CHOKI Seiji--With this Japan premiere, I conducted with my students a study of NONO's oeuvre centered on [[Prometeo]]. And what struck me was, how virtually nil awareness of NONO there was in Japan. First of all, there's almost no literature on NONO in Japanese. Not that this is a uniquely Japanese problem; no collected works of NONO have come out in Italy whereas they have in Germany in German. Almost all of NONO's early works premiered in Germany. It was the 1960s before NONO's works began to premiere in Italy, from [[Intolleranza 1960]]. NONO had a difficult time working in Italy, so much so that he and MADERNA made a studio in Darmstadt, so NONO himself was something of a traveler or expatriate.
Someone with such a background is probably too difficult to pin down to a single concept in Japan. My own doctoral thesis was a study of the composer BUSONI [*17] who likewise was born in Italy but lived practically his whole life in Berlin. Japan has a hard time absorbing information about composers like these, who resist localizing to some one source of output. With NONO, he was already active in Darmstadt by the time he began seriously composing, and in his later years he based himself in Freiburg. His musics are just barely there in German; we here, however, can scarcely piece together a coherent picture of the composer. Was he a German composer? Was he an Italian composer? Without establishing such a framework, I fear, we Japanese would never come to grips with the likes of him.
And another thing, much of his vocal music is written in Italian, and there was little opportunity to perform it here up to now. It's hard to find out if even his early masterpiece [[Il canto sospeso]] was ever performed in Japan. For sure, two of his most important operatic works [[Intolleranza 1960]] and [[Al gran sole carico d'amore]] [the great sun of blooming love] have yet to be staged here. That [[Prometeo]] should be the first of his major works to be put on here is something of a paradox timewise. But as always, Japan sticks mainly to 19th century operas, and we just cannot seem to break out of the mold. On many levels, there would seem to be no chance of staging NONO's operas in Japan. Conversely put, an "opera for listening" like [[Prometeo]] probably stood more of a chance of being performed.

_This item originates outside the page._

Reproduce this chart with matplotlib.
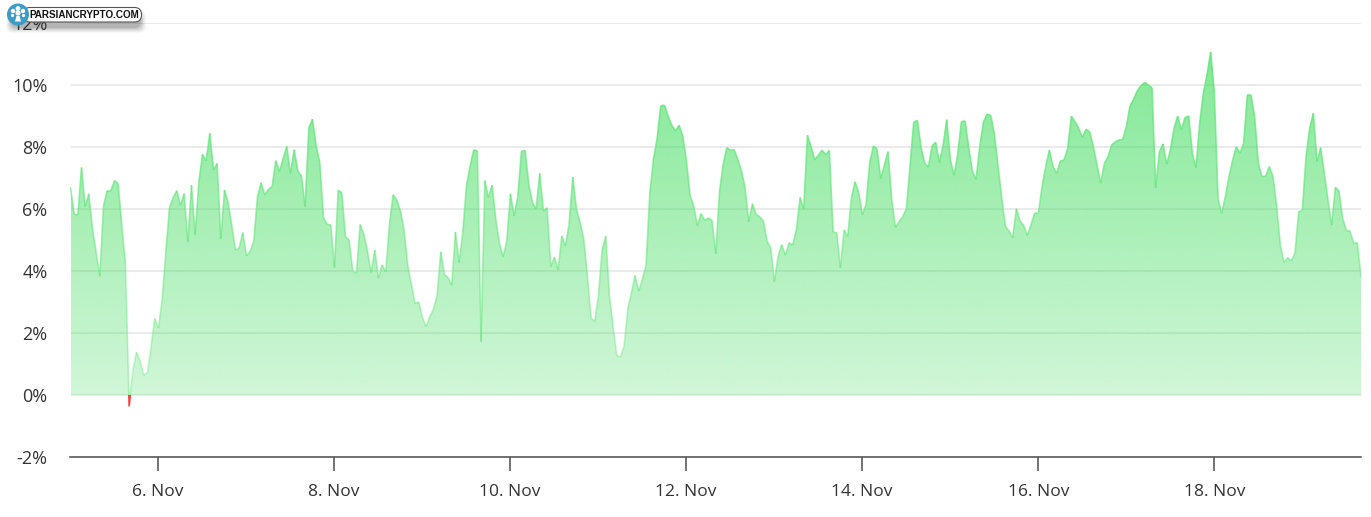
# Hourly percent change area chart with a small logo badge in the corner
import numpy as np
import pandas as pd
import matplotlib
matplotlib.use("Agg")
import matplotlib.pyplot as plt
import matplotlib.dates as mdates
from matplotlib.collections import LineCollection
from matplotlib.patches import Circle, FancyBboxPatch, Polygon, Rectangle

firstTime = "2021-11-05 00:12"
lastTime = "2021-11-19 16:00"

pctChange = [
    6.70, 5.83, 5.81, 7.34, 6.08, 6.49, 5.35, 4.60, 3.84, 6.10, 6.59, 6.59, 6.92, 6.82, 5.46, 4.22,
    -0.35, 0.78, 1.38, 1.10, 0.64, 0.72, 1.58, 2.47, 2.16, 3.09, 4.60, 6.05, 6.37, 6.59, 6.12, 6.50,
    4.94, 6.77, 5.17, 6.86, 7.76, 7.55, 8.44, 7.26, 7.47, 5.03, 6.61, 6.21, 5.46, 4.68, 4.73, 5.24,
    4.49, 4.63, 4.97, 6.40, 6.85, 6.45, 6.64, 6.72, 7.56, 7.21, 7.63, 8.02, 7.15, 7.91, 7.23, 7.07,
    6.08, 8.61, 8.90, 8.04, 7.50, 5.73, 5.50, 5.49, 4.11, 6.60, 6.53, 5.11, 5.00, 4.00, 3.93, 5.50,
    5.19, 4.65, 3.95, 4.68, 3.77, 4.20, 3.97, 5.51, 6.46, 6.29, 5.94, 5.30, 4.17, 3.57, 2.95, 3.00,
    2.50, 2.21, 2.53, 2.77, 3.22, 4.62, 3.88, 3.79, 3.54, 5.26, 4.27, 5.24, 6.75, 7.40, 7.91, 7.87,
    1.72, 6.92, 6.37, 6.77, 5.67, 4.90, 4.46, 4.97, 6.49, 5.78, 6.40, 7.86, 7.89, 6.80, 6.21, 6.00,
    7.15, 5.93, 6.04, 4.14, 4.45, 4.04, 5.13, 4.81, 5.51, 7.03, 6.00, 5.57, 5.03, 3.84, 2.48, 2.37,
    3.20, 4.68, 5.13, 3.20, 2.23, 1.28, 1.22, 1.58, 2.77, 3.30, 3.86, 3.35, 3.74, 4.19, 6.48, 7.61,
    8.26, 9.33, 9.35, 9.00, 8.70, 8.52, 8.70, 8.36, 7.56, 6.43, 6.10, 5.46, 5.85, 5.63, 5.71, 5.63,
    4.56, 6.53, 7.42, 7.98, 7.89, 7.92, 7.61, 7.23, 6.69, 5.59, 6.17, 5.83, 5.75, 5.61, 4.96, 4.75,
    3.66, 4.48, 4.85, 4.51, 4.91, 4.84, 5.34, 6.38, 5.99, 8.38, 8.02, 7.59, 7.74, 7.90, 7.75, 7.89,
    5.25, 5.24, 4.10, 5.32, 5.11, 6.37, 6.88, 6.53, 5.82, 6.15, 7.50, 8.03, 7.94, 6.98, 7.42, 7.85,
    6.31, 5.41, 5.59, 5.75, 6.01, 7.39, 8.80, 8.86, 7.99, 7.48, 7.35, 8.04, 8.15, 7.50, 8.04, 8.88,
    7.59, 7.09, 7.77, 8.82, 8.84, 7.99, 7.21, 6.96, 7.99, 8.80, 9.06, 9.02, 8.42, 7.39, 6.37, 5.44,
    5.29, 5.07, 6.01, 5.61, 5.47, 5.15, 5.50, 5.87, 5.86, 6.72, 7.37, 7.90, 7.37, 7.15, 7.55, 7.58,
    7.96, 8.99, 8.82, 8.60, 8.31, 8.57, 8.49, 8.01, 7.42, 6.83, 7.47, 7.69, 8.06, 8.17, 8.23, 8.24,
    8.66, 9.33, 9.54, 9.82, 9.98, 10.08, 10.00, 9.91, 6.69, 7.85, 8.10, 7.45, 7.90, 8.60, 9.00, 8.55,
    8.95, 9.00, 7.80, 7.34, 8.76, 9.73, 10.32, 11.06, 9.73, 6.34, 5.86, 6.40, 7.04, 7.58, 8.01, 7.80,
    8.12, 9.67, 9.67, 8.96, 7.47, 7.04, 7.06, 7.37, 7.04, 6.08, 4.84, 4.27, 4.43, 4.32, 4.59, 5.91,
    5.96, 7.67, 8.60, 9.09, 7.52, 7.98, 7.15, 6.29, 5.48, 6.70, 6.58, 5.70, 5.31, 5.29, 4.89, 4.92,
    3.82,
]

yTicks = [-2, 0, 2, 4, 6, 8, 10, 12]
yTickLabels = ["-2%", "0%", "2%", "4%", "6%", "8%", "10%", "12%"]
xTickDates = ["2021-11-06", "2021-11-08", "2021-11-10", "2021-11-12", "2021-11-14", "2021-11-16", "2021-11-18"]
xTickLabels = ["6. Nov", "8. Nov", "10. Nov", "12. Nov", "14. Nov", "16. Nov", "18. Nov"]

plt.rcParams['font.family'] = ['Open Sans', 'DejaVu Sans']

times = pd.date_range(firstTime, lastTime, periods=len(pctChange))
xs = mdates.date2num(times)
ys = np.array(pctChange)

fig = plt.figure(figsize=(13.71, 5.17), dpi=100)
ax = fig.add_axes([70.5 / 1371, (517 - 457) / 517, (1361 - 70.5) / 1371, (457 - 23) / 517])
ax.set_xlim(xs[0], xs[-1])
ax.set_ylim(-2, 12)

# Grid
ax.set_axisbelow(True)
ax.yaxis.grid(True, color="#e6e6e6", linewidth=1.1)
for side in ["top", "left", "right"]:
    ax.spines[side].set_visible(False)
ax.spines["bottom"].set_color("#4d4d4d")
ax.spines["bottom"].set_linewidth(1.1)

ax.set_yticks(yTicks)
ax.set_yticklabels(yTickLabels, fontsize=13, color="#333333")
ax.tick_params(axis="y", length=0, pad=16.5)
ax.set_xticks(mdates.date2num(pd.to_datetime(xTickDates)))
ax.set_xticklabels(xTickLabels, fontsize=12.5, color="#333333")
ax.tick_params(axis="x", length=10, width=1.1, color="#4d4d4d", pad=9.5)

# Area above zero, gradient fading towards the baseline
positive = np.maximum(ys, 0)
outline = np.column_stack([np.r_[xs[0], xs, xs[-1]], np.r_[0, positive, 0]])
areaClip = Polygon(outline, closed=True, transform=ax.transData, facecolor="none", edgecolor="none")
ax.add_patch(areaClip)
alpha = np.linspace(0.64, 0.24, 256).reshape(-1, 1)
gradient = np.zeros((256, 1, 4))
gradient[..., 0] = 60 / 255
gradient[..., 1] = 220 / 255
gradient[..., 2] = 90 / 255
gradient[..., 3] = alpha
area = ax.imshow(gradient, extent=[xs[0], xs[-1], 0, ys.max()], aspect="auto", origin="upper",
                 interpolation="bilinear", zorder=2)
area.set_clip_path(areaClip)
ax.set_xlim(xs[0], xs[-1])
ax.set_ylim(-2, 12)

# Outline gets paler lower down as well
points = np.column_stack([xs, ys])
segments = np.stack([points[:-1], points[1:]], axis=1)
mids = np.clip((ys[:-1] + ys[1:]) / 2 / 11.0, 0, 1)
lineColors = np.zeros((len(segments), 4))
lineColors[:, 0] = 100 / 255
lineColors[:, 1] = 230 / 255
lineColors[:, 2] = 125 / 255
lineColors[:, 3] = 0.3 + 0.6 * mids
upper = LineCollection(segments, colors=lineColors, linewidths=1.2, zorder=3)
ax.add_collection(upper)
upper.set_clip_path(Rectangle((xs[0], 0), xs[-1] - xs[0], 12, transform=ax.transData))

# The dip below zero turns red
lower, = ax.plot(xs, ys, color="#ff3b3b", linewidth=1.2, zorder=3)
lower.set_clip_path(Rectangle((xs[0], -2), xs[-1] - xs[0], 2, transform=ax.transData))

# Badge, drawn in pixel coordinates over everything else
badge = fig.add_axes([0, 0, 1, 1], zorder=10)
badge.set_xlim(0, 1371)
badge.set_ylim(517, 0)
badge.axis("off")
badge.patch.set_alpha(0)

for grow, shade in [(5, 0.04), (4, 0.05), (3, 0.06), (2, 0.08), (1, 0.09), (0, 0.11)]:
    badge.add_patch(FancyBboxPatch((11 - grow, 15 - grow), 130 + 2 * grow, 13 + 2 * grow,
                                   boxstyle="round,pad=0,rounding_size=7", facecolor="#333333",
                                   edgecolor="none", alpha=shade))
badge.add_patch(FancyBboxPatch((23, 7.5), 118.5, 14.5, boxstyle="round,pad=0,rounding_size=7",
                               facecolor="white", edgecolor="#555555", linewidth=0.8))
badge.text(29.5, 15, "PARSIANCRYPTO.COM", family="Liberation Sans", fontweight="bold", fontsize=7.1,
           color="#111111", va="center", ha="left")
badge.add_patch(Circle((18, 14.5), 11, facecolor="#3b9cc6", edgecolor="none"))

# Little white tree inside the round icon
badge.add_patch(Polygon([(16.5, 16), (19.5, 16), (21, 21.5), (15, 21.5)], closed=True, facecolor="white",
                        edgecolor="none"))
for cx, cy, r in [(18, 8.5, 2.4), (13, 11, 2.2), (23, 11, 2.2), (12.5, 15.5, 1.6), (23.5, 15.5, 1.6), (18, 13, 2.6)]:
    badge.add_patch(Circle((cx, cy), r, facecolor="white", edgecolor="none"))

fig.savefig("out.png", dpi=100, facecolor="white")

This is still a question in my own mind, but what made him call [[Prometeo]] an "opera"? Perhaps it's all a big mistake on our part? (Laughs) If we call it an opera, if we consider it within an operatic framework, then it's a gigantic revolution. To have created an opera that eschews any kind of operatic staging or script makes [[Prometeo]] a unique work, if nothing else, in the history of opera. When we watch a 19th century-type opera, we sit in our seats passively taking in the spaces that unfold before us. The post-War operas of POUSSEUR [*18] and KAGEL [*19] do move toward liberating opera, but NONO has broken down open in wholly another way.

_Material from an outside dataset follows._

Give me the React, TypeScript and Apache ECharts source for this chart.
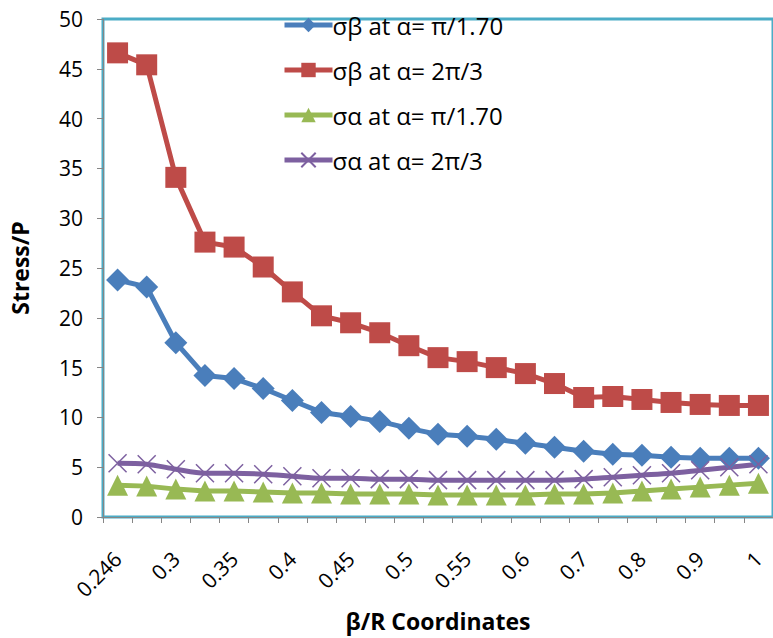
import React, { useEffect, useRef } from "react";
import * as echarts from "echarts";

const categories = ["0.246","0.27","0.3","0.325","0.35","0.375","0.4","0.425","0.45","0.475","0.5","0.525","0.55","0.575","0.6","0.65","0.7","0.75","0.8","0.85","0.9","0.95","1"];
const sigmaBetaA = [23.8, 23.1, 17.5, 14.2, 13.9, 12.9, 11.7, 10.5, 10.1, 9.6, 8.9, 8.3, 8.1, 7.8, 7.4, 7.0, 6.6, 6.3, 6.2, 6.0, 5.9, 5.9, 5.9];
const sigmaBetaB = [46.6, 45.4, 34.1, 27.6, 27.1, 25.1, 22.6, 20.2, 19.5, 18.5, 17.2, 16.0, 15.6, 15.0, 14.4, 13.4, 12.0, 12.1, 11.8, 11.5, 11.3, 11.2, 11.2];
const sigmaAlphaA = [3.2, 3.1, 2.8, 2.6, 2.6, 2.5, 2.4, 2.4, 2.3, 2.3, 2.3, 2.2, 2.2, 2.2, 2.2, 2.3, 2.3, 2.4, 2.6, 2.8, 3.0, 3.2, 3.4];
const sigmaAlphaB = [5.4, 5.3, 4.8, 4.4, 4.4, 4.3, 4.1, 3.9, 3.9, 3.8, 3.8, 3.7, 3.7, 3.7, 3.7, 3.7, 3.8, 4.0, 4.2, 4.4, 4.7, 5.0, 5.3];
const seriesNames = ["σβ at α= π/1.70", "σβ at α= 2π/3", "σα at α= π/1.70", "σα at α= 2π/3"];

const FONT = "Open Sans";
const CROSS = "path://M0,0L10,10M10,0L0,10";

export default function App() {
  const ref = useRef<HTMLDivElement>(null);
  useEffect(() => {
    document.body.style.margin = "0";
    const chart = echarts.init(ref.current!, null, { renderer: "svg" });
    const mk = (name: string, data: number[], color: string, symbol: string, size: number, extra: any = {}) => ({
      name,
      type: "line",
      data,
      symbol,
      symbolSize: size,
      showSymbol: true,
      showAllSymbol: true,
      lineStyle: { color, width: 5 },
      itemStyle: { color, borderColor: color, borderWidth: 0, opacity: 1 },
      z: 3,
      ...extra,
    });
    chart.setOption({
      animation: false,
      textStyle: { fontFamily: FONT },
      grid: {
        left: 100, top: 19, right: -8, bottom: 121,
        show: true, borderColor: "#4BACC6", borderWidth: 3, backgroundColor: "#fff",
      },
      legend: {
        orient: "vertical",
        left: 277,
        top: 8,
        itemGap: 21,
        itemWidth: 48,
        itemHeight: 18,
        lineStyle: { width: 5 },
        textStyle: { fontFamily: FONT, fontSize: 24, color: "#000", padding: [0, 0, 0, -5] },
        data: seriesNames,
      },
      xAxis: {
        type: "category",
        data: categories,
        boundaryGap: true,
        name: "β/R Coordinates",
        nameLocation: "middle",
        nameGap: 92,
        nameTextStyle: { fontFamily: FONT, fontSize: 23, fontWeight: "bold", color: "#000" },
        axisLine: { show: true, lineStyle: { color: "#868686", width: 1 } },
        axisTick: { show: true, interval: 0, length: 6, lineStyle: { color: "#868686" } },
        axisLabel: { interval: 1, rotate: 45, fontFamily: FONT, fontSize: 21, color: "#000", margin: 38 },
        splitLine: { show: false },
      },
      yAxis: {
        type: "value",
        min: 0, max: 50, interval: 5,
        name: "Stress/P",
        nameLocation: "middle",
        nameGap: 72,
        nameTextStyle: { fontFamily: FONT, fontSize: 23, fontWeight: "bold", color: "#000" },
        axisLine: { show: true, lineStyle: { color: "#868686", width: 1 } },
        axisTick: { show: true, inside: false, length: 6, lineStyle: { color: "#868686" } },
        axisLabel: { fontFamily: FONT, fontSize: 21, color: "#000", margin: 20 },
        splitLine: { show: false },
      },
      series: [
        mk(seriesNames[0], sigmaBetaA, "#4A7EBB", "diamond", 23),
        mk(seriesNames[1], sigmaBetaB, "#BE4B48", "rect", 21),
        mk(seriesNames[2], sigmaAlphaA, "#98B954", "triangle", 21),
        {
          ...mk(seriesNames[3], sigmaAlphaB, "#7D60A0", CROSS, 18, { smooth: 0.3 }),
          itemStyle: { color: "#7D60A0", borderColor: "#7D60A0", borderWidth: 1.5, opacity: 1 },
        },
      ],
    });
    return () => chart.dispose();
  }, []);
  return <div ref={ref} style={{ width: 773, height: 638 }} />;
}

While this is definitely a "tragedy of listening," this work shows us that we do not listen with our hearing alone. Rare is the work that shows us so keenly just where we are situated in the concert hall. By the 19th century conception of opera, each individual listener is hearing the songs in an ideal space. Surely no one could possibly listen under these same conditions with even the most advanced CD or record technologies; certainly no other work differs so greatly depending on where in the space you're listening to it or keeps you casting about for where the sound is coming from. This disorientation is not felt listening to BOULEZ's [[Repons]]. In BOULEZ's works, the best place to hear it is where BOULEZ is conducting. Which is why he has to conduct his own works. For though physically [[Repons]] differs according to the listening position, that is not, it would seem, essentially BOULEZ.
Nonetheless, as to NONO's acceptance in Japan, the fact that [[Prometeo]] should premiere here ahead of other more conventional operas like [[Intolleranza 1960]] or [[Al gran sole carico d'amore]] does have the advantage of better acquainting us with the essence of NONO the composer. While listening to a composer's works in chronological order is one way of understanding him, the perspective from culmination back toward the past is perhaps, in a sense, more in accord with the Benjaminian vision that underlies NONO and CACCIARI's texts. Which makes this premiere very thought-provoking indeed.